To do: Please list all lines of the material below in which the string "this" occurs.
╭──
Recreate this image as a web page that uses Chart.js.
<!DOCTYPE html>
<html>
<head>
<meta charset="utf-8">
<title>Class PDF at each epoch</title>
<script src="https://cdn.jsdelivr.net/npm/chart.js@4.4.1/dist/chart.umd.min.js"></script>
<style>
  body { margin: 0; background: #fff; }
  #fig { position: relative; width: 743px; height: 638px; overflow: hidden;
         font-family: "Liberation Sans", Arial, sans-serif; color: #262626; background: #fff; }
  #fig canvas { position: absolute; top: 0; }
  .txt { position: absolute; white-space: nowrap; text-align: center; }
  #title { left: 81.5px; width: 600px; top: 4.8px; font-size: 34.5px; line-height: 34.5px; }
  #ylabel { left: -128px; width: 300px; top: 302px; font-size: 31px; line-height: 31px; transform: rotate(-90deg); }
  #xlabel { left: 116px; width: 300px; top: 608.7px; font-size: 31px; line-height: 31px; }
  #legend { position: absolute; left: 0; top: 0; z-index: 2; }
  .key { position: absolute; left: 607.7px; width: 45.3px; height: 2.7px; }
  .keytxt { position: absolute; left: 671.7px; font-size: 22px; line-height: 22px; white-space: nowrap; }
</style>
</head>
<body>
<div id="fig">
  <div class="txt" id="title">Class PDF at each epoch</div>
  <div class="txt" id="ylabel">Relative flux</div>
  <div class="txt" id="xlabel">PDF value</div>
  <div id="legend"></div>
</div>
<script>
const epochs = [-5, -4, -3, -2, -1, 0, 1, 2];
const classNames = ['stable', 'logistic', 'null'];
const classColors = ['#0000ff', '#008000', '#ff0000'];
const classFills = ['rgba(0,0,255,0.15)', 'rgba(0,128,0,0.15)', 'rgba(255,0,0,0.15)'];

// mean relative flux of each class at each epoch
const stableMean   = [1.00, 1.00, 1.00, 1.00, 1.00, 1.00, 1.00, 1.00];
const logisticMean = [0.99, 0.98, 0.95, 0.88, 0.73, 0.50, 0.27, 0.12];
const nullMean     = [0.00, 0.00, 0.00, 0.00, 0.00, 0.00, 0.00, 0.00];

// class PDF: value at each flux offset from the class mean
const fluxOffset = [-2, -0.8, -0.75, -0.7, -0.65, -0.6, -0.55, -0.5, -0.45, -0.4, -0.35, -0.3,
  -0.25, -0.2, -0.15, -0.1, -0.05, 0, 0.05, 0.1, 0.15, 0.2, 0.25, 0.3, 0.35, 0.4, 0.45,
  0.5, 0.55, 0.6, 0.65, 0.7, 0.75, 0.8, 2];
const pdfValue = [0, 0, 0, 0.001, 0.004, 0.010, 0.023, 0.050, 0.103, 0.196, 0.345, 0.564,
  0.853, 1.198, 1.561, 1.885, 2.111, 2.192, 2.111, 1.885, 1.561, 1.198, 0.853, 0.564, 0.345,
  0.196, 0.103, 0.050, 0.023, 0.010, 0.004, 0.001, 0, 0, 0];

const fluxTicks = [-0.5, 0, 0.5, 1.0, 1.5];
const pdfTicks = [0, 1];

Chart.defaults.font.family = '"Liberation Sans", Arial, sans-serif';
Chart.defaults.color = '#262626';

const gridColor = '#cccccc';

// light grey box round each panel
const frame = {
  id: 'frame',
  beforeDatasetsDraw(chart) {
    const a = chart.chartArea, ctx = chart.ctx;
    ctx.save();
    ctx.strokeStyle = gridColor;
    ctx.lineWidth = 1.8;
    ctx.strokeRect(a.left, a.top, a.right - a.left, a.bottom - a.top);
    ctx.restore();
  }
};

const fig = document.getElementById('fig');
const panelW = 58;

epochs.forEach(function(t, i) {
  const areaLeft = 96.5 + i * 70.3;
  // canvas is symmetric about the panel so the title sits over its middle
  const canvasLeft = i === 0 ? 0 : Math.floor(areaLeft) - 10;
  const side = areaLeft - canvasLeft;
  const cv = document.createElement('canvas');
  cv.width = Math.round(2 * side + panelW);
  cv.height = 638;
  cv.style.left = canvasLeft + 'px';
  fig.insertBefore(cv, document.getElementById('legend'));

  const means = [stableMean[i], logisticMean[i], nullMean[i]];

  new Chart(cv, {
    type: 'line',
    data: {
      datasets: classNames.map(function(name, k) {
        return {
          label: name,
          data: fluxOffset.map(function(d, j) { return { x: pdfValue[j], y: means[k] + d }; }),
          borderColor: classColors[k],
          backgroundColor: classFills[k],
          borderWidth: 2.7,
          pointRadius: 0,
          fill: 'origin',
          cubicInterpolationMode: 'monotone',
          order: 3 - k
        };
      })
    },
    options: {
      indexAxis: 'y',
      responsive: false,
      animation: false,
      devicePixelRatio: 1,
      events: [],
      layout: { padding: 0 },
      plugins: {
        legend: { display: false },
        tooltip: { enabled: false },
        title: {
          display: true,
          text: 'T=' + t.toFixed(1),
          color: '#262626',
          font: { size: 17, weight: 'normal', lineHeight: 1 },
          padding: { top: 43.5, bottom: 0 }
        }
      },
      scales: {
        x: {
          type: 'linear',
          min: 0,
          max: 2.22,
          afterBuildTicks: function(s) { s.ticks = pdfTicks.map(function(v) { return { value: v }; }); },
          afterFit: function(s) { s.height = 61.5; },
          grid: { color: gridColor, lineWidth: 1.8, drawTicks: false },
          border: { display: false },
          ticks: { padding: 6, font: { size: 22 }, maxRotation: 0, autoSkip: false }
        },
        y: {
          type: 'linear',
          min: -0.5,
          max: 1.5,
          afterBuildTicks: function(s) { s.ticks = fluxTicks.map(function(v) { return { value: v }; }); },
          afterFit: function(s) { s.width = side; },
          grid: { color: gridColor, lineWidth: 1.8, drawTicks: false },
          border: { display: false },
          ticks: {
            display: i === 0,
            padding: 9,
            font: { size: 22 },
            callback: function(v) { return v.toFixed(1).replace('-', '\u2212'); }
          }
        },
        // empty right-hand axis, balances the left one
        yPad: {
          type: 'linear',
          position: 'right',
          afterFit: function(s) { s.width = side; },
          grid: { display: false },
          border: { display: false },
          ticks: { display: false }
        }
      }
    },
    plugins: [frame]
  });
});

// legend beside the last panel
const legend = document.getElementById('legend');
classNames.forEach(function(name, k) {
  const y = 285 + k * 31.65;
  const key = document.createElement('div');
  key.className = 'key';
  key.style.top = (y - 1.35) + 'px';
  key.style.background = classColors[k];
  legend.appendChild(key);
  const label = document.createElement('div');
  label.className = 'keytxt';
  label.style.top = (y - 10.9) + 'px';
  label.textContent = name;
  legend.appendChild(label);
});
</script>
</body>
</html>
╰──
╭──
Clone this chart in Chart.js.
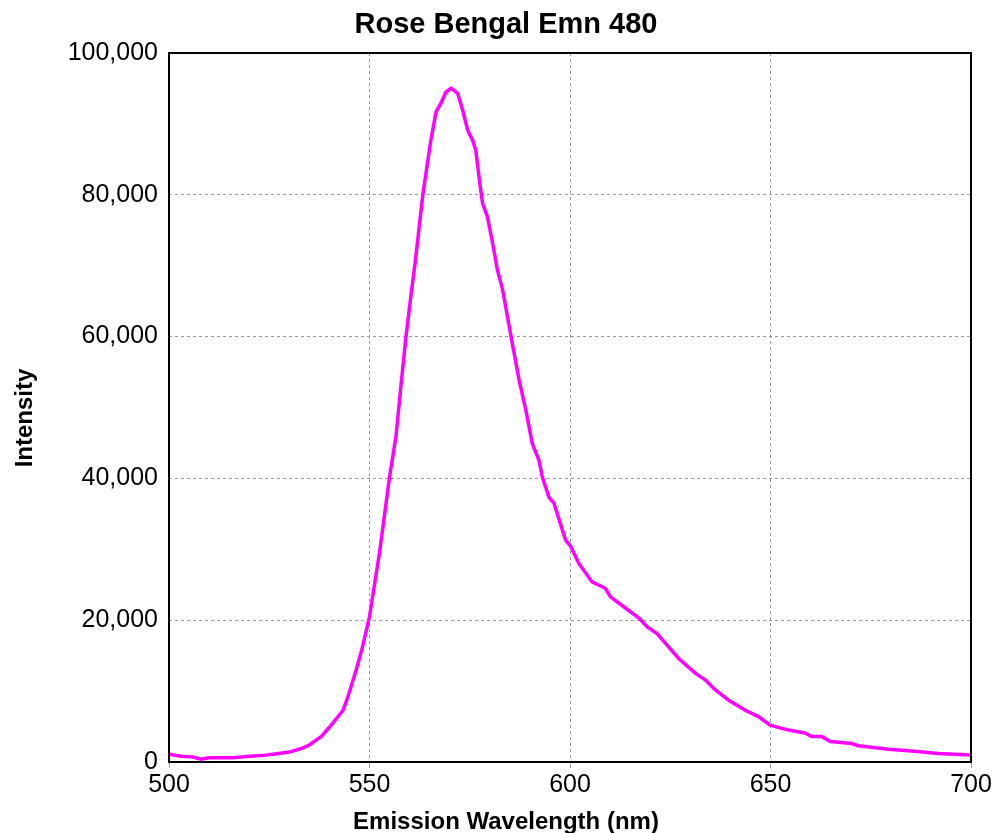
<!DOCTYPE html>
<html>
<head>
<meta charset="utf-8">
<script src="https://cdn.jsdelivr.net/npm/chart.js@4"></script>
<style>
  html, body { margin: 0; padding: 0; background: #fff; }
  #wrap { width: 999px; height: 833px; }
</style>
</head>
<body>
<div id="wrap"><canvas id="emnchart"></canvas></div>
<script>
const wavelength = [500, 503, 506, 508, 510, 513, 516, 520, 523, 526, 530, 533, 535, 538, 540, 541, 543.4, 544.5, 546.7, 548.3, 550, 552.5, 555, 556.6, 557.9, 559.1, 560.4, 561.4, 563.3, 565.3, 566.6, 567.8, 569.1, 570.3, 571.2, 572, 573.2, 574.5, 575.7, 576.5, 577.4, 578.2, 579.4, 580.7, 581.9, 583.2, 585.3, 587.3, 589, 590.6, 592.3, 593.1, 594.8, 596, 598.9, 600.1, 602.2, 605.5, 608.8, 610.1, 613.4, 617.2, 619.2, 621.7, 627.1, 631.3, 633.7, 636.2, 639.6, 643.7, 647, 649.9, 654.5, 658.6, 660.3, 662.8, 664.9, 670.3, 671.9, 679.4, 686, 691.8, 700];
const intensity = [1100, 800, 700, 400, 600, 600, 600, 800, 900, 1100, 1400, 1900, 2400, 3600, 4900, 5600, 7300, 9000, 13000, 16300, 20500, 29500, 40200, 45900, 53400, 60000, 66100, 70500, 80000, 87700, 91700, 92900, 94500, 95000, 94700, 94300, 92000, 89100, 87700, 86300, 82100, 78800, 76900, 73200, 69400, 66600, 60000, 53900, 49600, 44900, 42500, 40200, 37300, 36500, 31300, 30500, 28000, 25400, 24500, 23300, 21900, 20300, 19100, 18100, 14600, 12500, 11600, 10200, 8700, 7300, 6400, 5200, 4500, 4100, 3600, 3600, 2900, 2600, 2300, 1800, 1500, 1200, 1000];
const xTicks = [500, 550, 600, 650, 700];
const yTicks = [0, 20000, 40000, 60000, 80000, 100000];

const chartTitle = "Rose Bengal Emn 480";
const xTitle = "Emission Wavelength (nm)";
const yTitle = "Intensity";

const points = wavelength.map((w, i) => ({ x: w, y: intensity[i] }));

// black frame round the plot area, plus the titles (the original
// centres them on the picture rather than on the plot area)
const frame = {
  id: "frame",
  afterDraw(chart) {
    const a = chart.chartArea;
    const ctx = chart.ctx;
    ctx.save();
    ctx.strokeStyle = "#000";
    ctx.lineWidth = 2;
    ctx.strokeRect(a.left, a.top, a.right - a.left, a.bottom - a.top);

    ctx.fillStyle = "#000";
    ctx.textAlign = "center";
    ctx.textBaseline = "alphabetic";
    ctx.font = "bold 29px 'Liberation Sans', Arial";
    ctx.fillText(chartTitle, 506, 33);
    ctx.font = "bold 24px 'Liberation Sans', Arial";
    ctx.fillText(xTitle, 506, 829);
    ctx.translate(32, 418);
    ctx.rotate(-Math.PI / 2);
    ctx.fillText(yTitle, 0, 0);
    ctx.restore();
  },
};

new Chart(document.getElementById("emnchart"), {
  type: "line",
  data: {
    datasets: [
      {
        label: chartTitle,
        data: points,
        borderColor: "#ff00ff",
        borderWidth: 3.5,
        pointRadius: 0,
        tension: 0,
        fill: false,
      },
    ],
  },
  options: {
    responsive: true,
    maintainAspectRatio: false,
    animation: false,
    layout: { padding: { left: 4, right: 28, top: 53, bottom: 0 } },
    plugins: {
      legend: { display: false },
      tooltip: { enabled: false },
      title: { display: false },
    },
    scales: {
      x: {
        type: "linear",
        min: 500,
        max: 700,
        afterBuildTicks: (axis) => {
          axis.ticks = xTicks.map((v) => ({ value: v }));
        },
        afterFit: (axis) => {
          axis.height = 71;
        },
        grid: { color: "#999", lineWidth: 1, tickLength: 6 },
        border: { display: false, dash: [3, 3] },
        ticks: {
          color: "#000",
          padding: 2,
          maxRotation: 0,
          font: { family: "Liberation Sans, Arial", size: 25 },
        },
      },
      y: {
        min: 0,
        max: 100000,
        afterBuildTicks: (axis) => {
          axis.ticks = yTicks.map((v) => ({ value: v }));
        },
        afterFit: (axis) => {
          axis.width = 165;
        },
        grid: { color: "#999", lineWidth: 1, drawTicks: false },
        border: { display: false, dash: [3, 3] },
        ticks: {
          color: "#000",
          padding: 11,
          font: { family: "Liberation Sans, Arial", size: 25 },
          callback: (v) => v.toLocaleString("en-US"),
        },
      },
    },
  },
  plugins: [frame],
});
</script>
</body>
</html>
╰──
Written reply:
Recreate this image as a web page that uses Chart.js.
Clone this chart in Chart.js.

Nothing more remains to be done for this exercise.